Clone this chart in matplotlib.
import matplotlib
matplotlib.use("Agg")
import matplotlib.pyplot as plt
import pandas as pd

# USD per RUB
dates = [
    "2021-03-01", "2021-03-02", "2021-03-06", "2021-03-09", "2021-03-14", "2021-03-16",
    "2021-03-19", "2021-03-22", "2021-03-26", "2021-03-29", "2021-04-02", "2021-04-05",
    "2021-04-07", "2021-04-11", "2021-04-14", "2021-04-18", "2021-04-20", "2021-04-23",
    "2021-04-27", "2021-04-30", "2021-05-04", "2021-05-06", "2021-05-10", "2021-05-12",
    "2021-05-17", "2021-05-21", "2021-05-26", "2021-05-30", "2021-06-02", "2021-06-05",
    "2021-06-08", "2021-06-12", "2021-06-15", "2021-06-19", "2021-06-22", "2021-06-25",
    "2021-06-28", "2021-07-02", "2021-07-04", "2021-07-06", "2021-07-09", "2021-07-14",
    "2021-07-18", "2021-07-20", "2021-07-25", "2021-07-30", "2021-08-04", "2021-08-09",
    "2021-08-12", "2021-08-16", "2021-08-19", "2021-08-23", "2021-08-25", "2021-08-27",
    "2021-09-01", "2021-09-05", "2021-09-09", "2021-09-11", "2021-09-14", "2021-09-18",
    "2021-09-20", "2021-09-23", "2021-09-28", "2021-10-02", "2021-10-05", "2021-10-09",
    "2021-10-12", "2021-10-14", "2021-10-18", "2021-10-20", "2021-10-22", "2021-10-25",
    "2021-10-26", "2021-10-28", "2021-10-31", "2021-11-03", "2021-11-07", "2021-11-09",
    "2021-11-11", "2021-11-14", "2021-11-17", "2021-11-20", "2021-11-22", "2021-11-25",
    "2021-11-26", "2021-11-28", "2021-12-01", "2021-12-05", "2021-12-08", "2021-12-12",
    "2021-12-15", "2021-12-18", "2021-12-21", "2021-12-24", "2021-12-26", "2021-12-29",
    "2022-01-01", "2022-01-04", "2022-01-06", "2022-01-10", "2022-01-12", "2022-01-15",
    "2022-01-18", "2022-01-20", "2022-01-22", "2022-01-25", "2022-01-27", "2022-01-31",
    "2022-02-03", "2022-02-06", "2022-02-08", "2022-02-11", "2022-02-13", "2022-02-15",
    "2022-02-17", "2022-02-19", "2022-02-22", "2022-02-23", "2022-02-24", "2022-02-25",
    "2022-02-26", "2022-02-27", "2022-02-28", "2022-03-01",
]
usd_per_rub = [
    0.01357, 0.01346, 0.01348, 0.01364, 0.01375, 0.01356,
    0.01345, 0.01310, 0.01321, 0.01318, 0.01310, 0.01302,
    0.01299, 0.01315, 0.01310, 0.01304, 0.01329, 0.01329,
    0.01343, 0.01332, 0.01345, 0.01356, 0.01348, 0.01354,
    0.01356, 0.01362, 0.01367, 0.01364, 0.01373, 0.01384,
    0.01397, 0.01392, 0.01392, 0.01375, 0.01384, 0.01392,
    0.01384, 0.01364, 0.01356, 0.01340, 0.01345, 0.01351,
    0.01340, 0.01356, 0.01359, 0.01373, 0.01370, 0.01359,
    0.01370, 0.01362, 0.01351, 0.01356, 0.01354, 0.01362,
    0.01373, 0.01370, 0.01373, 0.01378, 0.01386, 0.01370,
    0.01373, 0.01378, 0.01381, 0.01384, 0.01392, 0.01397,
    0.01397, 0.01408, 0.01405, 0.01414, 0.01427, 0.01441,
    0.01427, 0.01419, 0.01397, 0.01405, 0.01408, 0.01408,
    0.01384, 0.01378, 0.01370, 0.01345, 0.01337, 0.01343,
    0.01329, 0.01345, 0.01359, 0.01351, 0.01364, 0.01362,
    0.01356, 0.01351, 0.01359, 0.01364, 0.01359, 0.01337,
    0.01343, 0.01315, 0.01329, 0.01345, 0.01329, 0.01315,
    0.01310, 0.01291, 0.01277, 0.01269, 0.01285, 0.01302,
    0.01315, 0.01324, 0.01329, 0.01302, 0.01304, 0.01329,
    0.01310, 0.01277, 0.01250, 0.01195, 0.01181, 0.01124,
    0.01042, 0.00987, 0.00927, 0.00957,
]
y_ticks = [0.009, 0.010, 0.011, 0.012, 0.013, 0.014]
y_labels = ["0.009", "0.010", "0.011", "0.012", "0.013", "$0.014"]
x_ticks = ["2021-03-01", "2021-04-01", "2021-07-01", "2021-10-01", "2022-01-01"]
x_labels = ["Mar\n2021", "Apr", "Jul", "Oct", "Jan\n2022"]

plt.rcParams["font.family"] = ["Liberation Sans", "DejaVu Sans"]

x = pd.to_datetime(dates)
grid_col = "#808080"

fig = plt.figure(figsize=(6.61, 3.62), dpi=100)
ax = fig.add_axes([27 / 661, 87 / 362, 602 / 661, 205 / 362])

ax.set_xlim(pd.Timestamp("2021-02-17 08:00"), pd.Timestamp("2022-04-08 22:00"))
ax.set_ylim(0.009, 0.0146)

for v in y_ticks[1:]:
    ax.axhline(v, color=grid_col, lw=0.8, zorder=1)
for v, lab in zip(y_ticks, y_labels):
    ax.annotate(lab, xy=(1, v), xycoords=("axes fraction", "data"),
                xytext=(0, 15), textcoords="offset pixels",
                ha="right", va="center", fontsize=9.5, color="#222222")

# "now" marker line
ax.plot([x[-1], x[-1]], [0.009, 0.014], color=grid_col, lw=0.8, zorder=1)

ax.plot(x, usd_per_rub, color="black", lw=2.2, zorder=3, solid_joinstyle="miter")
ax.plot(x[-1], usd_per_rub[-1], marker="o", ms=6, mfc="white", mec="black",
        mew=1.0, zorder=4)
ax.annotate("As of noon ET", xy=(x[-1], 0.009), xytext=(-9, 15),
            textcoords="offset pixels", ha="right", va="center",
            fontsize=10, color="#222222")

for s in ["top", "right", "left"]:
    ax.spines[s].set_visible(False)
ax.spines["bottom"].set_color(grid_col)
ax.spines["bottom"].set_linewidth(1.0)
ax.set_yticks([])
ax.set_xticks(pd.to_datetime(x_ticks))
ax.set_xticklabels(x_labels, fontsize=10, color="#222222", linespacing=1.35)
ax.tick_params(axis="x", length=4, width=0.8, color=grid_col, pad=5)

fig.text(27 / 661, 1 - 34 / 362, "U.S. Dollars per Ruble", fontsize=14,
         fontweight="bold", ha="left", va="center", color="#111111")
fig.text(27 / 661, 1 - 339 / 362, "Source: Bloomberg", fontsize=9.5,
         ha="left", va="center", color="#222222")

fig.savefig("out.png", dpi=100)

────

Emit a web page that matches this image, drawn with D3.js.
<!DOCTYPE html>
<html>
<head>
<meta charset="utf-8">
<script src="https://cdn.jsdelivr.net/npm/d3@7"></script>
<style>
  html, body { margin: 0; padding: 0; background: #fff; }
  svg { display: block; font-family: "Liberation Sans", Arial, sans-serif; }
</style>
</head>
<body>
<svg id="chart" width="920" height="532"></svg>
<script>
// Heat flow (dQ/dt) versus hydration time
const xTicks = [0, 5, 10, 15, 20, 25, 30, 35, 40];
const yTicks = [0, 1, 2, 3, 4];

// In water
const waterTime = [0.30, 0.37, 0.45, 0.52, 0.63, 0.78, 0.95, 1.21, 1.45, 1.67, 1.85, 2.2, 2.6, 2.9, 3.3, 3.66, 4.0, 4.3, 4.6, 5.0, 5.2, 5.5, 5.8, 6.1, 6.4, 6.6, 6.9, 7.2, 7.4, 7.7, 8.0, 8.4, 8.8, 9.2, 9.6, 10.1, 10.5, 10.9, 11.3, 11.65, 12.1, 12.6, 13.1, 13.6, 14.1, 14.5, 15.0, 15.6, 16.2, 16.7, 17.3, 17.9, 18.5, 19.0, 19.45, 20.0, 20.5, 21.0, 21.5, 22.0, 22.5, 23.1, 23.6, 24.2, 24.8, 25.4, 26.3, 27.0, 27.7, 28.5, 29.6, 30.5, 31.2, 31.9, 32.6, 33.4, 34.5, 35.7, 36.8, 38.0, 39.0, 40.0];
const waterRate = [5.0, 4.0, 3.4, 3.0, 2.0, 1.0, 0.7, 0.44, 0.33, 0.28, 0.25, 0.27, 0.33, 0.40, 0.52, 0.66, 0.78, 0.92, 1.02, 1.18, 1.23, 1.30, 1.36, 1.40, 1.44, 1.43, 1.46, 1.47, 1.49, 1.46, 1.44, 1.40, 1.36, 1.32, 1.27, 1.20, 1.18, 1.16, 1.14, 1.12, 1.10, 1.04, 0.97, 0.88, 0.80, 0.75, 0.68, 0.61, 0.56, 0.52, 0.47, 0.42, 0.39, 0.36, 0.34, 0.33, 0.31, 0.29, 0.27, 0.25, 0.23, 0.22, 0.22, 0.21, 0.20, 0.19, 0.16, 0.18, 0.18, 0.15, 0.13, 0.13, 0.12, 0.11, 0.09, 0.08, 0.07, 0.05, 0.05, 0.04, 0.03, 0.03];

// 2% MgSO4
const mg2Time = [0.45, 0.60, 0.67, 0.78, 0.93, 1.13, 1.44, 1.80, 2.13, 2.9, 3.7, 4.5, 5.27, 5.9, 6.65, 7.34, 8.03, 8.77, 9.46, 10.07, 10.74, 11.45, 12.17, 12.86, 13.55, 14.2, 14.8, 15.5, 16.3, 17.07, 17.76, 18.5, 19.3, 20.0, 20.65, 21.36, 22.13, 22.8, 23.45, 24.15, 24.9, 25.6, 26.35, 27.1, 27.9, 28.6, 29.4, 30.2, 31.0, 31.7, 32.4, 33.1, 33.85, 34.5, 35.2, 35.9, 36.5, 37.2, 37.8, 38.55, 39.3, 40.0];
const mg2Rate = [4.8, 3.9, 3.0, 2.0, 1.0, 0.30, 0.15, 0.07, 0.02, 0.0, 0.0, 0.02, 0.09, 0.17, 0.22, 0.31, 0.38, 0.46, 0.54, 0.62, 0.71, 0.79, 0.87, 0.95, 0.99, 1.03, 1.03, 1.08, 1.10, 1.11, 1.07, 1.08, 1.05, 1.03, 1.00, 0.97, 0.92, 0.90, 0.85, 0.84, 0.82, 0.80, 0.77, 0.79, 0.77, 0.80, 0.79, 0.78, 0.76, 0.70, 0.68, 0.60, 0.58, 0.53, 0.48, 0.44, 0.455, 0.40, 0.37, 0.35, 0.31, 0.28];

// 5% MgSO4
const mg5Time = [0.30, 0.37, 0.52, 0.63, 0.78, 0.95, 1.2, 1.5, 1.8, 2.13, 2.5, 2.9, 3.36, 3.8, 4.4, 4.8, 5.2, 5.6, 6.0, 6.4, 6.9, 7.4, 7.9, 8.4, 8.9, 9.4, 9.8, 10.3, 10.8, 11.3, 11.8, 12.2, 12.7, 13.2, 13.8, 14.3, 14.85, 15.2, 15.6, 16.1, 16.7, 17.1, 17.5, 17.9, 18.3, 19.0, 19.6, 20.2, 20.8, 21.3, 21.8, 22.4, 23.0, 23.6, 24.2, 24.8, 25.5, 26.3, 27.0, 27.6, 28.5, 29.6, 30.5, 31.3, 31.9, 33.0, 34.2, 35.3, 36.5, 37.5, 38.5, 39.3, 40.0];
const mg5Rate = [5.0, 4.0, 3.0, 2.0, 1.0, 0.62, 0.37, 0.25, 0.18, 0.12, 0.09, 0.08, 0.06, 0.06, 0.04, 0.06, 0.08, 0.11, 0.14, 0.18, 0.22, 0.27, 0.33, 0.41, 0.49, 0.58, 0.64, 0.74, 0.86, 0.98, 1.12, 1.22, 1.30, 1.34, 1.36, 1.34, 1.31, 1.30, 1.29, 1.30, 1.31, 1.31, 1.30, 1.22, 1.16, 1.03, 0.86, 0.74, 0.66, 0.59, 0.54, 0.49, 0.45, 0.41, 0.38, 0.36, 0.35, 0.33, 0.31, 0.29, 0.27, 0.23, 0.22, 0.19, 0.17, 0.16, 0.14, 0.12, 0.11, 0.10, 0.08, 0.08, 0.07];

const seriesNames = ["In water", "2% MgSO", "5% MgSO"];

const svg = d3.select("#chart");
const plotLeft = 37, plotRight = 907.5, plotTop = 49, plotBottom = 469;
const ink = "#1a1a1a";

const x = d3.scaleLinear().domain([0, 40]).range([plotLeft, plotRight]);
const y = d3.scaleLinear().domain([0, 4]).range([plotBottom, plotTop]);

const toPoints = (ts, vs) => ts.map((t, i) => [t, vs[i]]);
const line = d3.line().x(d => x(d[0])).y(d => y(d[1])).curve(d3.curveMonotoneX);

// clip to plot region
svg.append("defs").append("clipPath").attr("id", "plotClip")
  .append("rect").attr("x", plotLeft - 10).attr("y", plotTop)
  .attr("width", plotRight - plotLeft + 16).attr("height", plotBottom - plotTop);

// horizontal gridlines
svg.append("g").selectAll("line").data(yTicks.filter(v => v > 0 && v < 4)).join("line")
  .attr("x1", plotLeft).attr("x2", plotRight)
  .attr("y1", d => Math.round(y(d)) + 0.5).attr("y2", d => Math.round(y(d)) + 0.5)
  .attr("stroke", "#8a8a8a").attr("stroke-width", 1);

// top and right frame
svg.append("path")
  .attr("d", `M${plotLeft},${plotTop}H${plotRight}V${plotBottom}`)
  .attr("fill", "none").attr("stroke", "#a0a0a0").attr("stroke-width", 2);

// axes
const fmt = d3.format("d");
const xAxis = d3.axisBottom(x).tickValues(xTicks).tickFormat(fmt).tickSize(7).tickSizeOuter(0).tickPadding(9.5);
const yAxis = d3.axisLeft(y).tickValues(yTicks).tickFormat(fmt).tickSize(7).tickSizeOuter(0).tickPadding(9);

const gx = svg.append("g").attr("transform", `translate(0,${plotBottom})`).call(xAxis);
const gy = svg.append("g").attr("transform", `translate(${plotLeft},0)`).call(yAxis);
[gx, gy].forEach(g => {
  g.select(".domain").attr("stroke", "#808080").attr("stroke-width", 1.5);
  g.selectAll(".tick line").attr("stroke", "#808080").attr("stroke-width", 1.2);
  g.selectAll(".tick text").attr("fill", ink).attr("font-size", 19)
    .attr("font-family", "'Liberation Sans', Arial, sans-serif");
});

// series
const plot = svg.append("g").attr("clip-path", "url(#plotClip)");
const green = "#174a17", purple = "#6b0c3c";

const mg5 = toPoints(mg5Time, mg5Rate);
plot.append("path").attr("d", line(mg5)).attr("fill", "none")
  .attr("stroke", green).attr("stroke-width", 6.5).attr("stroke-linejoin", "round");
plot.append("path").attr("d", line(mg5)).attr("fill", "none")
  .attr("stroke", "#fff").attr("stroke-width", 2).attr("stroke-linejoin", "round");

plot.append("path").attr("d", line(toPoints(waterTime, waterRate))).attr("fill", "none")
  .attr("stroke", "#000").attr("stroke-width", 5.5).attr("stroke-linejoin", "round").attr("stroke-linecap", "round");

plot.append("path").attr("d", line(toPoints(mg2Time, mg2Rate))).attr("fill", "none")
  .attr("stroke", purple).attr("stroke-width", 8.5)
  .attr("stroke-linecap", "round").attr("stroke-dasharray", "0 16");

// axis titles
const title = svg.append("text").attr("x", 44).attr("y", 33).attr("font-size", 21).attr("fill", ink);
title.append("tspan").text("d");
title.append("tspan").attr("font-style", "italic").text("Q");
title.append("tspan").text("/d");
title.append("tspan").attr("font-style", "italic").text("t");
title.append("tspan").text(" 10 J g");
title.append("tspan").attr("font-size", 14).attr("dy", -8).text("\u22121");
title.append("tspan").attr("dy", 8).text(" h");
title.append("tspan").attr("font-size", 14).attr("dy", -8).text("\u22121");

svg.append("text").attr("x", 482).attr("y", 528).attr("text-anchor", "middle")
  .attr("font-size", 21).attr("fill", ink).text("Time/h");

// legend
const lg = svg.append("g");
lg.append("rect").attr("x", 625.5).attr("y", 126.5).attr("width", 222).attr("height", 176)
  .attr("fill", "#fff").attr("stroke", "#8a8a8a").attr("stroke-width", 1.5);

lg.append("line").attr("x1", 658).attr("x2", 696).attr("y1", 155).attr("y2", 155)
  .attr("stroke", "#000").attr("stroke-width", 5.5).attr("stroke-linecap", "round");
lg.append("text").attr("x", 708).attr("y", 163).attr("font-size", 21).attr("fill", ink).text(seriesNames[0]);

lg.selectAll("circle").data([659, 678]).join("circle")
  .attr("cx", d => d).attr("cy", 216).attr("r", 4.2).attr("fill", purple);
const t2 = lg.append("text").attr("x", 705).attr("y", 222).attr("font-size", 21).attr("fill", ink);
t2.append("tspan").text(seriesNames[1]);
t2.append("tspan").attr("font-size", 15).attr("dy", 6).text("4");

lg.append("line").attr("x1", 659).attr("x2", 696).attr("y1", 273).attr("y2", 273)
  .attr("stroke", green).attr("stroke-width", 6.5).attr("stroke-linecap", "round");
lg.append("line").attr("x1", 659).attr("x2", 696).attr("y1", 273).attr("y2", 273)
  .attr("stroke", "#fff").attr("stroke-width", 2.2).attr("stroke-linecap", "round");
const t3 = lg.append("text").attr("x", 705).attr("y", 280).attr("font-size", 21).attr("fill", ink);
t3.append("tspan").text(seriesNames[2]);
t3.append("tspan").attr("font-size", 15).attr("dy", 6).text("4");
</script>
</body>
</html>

────

» **Exercise instructions**
Look above for the line containing "Clone this chart in matplotlib.". Output from there through the line containing "import pandas as pd", exactly and inclusively.

» **The solution**
Clone this chart in matplotlib.
import matplotlib
matplotlib.use("Agg")
import matplotlib.pyplot as plt
import pandas as pd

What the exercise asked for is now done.